Ah, but the fun wasn’t quite over. The following morning, our last there, we were joined by a young woman with whom I’d been corresponding but had never met. Katherine was a pine-tree heiress and gifted psychic from East Texas, who was living in England (where a year later she would guide Fleet and me on a tour of Stonehenge, Silbury Hill, the Avebury Circle, and other Anglo-astro landmarks of the pre-Arthurian occult) but was back in the U.S. visiting family. After our farewell swing through the Magic Kingdom, I, flush with my Woodpecker advance, bought her a ticket so she could accompany us on our flight home. For better or for worse, I was done with hitchhiking and the Greyhound bus (and there really was a lingering sense of loss, the loss of a special brand of freedom, a freedom never known by the materially ambitious or those to the manor born).

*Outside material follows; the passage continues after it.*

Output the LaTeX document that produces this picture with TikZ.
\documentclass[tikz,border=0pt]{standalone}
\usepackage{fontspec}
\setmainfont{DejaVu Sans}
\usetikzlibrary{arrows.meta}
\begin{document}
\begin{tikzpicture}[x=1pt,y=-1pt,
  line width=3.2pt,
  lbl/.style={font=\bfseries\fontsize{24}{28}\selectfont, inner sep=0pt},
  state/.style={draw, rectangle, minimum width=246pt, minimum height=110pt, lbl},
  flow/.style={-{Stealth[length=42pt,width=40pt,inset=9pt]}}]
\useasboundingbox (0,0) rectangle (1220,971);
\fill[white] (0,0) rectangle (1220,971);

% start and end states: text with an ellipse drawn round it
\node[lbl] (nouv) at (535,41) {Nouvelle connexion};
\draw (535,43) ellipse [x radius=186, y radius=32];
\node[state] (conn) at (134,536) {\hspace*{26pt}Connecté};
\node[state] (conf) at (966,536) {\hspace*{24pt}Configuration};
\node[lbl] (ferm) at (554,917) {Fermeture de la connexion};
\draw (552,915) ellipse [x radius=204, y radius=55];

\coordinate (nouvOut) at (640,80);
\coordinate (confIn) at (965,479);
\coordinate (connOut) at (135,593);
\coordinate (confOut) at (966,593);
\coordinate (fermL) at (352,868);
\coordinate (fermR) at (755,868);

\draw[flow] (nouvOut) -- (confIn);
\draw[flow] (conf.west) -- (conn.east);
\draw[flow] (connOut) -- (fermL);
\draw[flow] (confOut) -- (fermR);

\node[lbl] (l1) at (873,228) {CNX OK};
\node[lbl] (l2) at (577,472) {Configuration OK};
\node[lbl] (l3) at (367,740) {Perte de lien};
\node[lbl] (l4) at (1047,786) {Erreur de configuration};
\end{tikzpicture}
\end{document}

Down in the Caribbean I once heard a guy proclaim, “Lookin’ good is da main ting, mon,” and we were looking pretty good when we boarded that Seattle-bound plane: Fleetwood sporting a spotless white T-shirt and his new Mickey Mouse wristwatch, advising us of the time every six or eight minutes; Katherine in a billowy summer dress of polar white, me in the white linen suit I’d worn in Havana, the three of us radiating such an aura of dove-down whiteness we might have been created on the spot by God’s own breath (though that watch, like all timepieces, was surely the Devil’s doing).

In the air, we petitioned the flight attendant for a deck of cards, which we put to use in a three-handed round of crazy eights, a favorite of Fleet’s as well as a diversion made all the more pleasant for us adults by the readily refillable glasses of red wine. It was an idyllic scene (Katherine in the window seat, me on the aisle, Fleet in the middle) that, were it not for the vino, it might have made a commercial for a family-oriented travel agency, and who would have noticed that neither Katherine nor I wore wedding rings? Now, crazy eights is not a game that demands a hefty expenditure of intellectual capital, but there is a wee bit of strategy involved and any game worth a tick of one’s time, including croquet and Scrabble, is worth playing with fervor, so each of us made a serious if manufactured effort to beat the pants off the others.